The proposed fix would be to use APPHOT only on those failures from
the first step, obtaining alternative estimates of flux, background, and
variance. Then, the following steps in the current code would hopefully
complete normally. Currently, if the first step fails, there is no
profile fit information in the output. Then, only APPHOT information is
available, if the third step succeeds. This can happen on 50% or maybe
even more of the stars in a crowded environment, e.g., near the core of
a globular cluster. With the fix, assuming APPHOT works better than the
aperture photometry in the current first step for crowded fields, profile
fit photometry for all or most of those stars would be recovered. Thus,
the fix would give us profile fit photometry for all or most stars in
crowded fields, if it works. The question remains as to how sensitive
the output of the profile fit step is to the initial estimates of flux,
background, and variance.
The problem affects only one one-thousandth of the whole survey
area. The significance here is that, since APPHOT is probably slower
than the current first aperture photometry step, the proposed fix may
incur a speed penalty. Because of the small fraction of stars affected
overall, W. Wheaton hopes that this will be a tolerable cost. However,
very dense regions may run significantly slower than before.
The schedule for the release of 2MASS 2.1 was reiterated. Initial
delivery is scheduled for June 30. Testing will occur in July, with the
final version delivery by July 31.
2.) 980319s as a southern RTB night
T. Jarrett highly recommends this night as a RTB night for the south.

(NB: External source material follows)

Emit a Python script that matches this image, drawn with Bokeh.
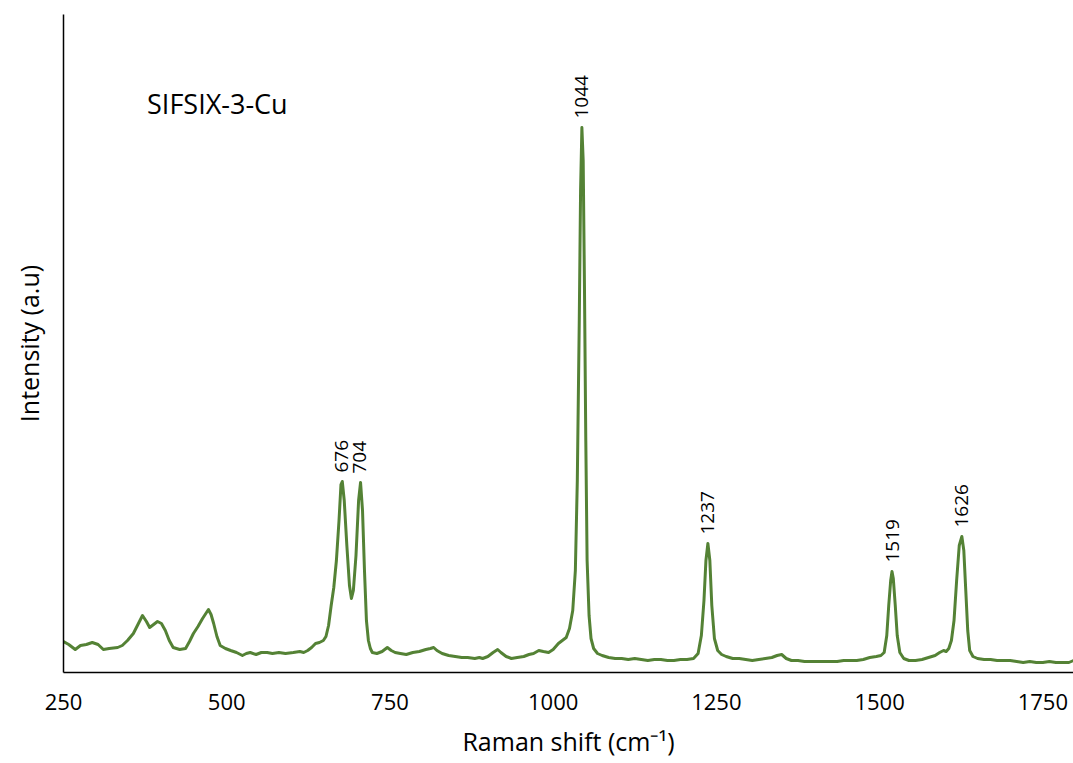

The variety of fields can provide excellent tests for the pipeline. The
suggestions were to run this night through with new versions of POSMAN,
GALWORKS, and (at J. Fowler's suggestion) MPCAT.
3.) K Magnitude Anomaly
S. Wheelock again reported the anomaly involving K photometry, in
which, only in a few cases, the K magnitude on one of the six
overlapping scans was about two magnitudes fainter than on the other
five scans. A suggestion was made to see what aperture magnitudes,
rather than PROPHOT magnitudes, might be in these cases. A suggestion
that dead pixels might be causing the problem. It is still a mystery.
4.) 2MASS and last week's PR
S. Van Dyk reported on the excellent public relations that 2MASS
experienced the previous week, both within the astronomical community,
from the 2MASS exhibit, 2MASS-related posters, and the excellent progress
reported given by R. Cutri at the AAS meeting in San Diego, and also to
the lay community, in the form of the press coverage on D. Kirkpatrick
et al.'s paper on the L-type dwarfs and the Astronomy Picture of the Day
(the beautiful Orion mosaic by G. Kopan) posted on the APOD website.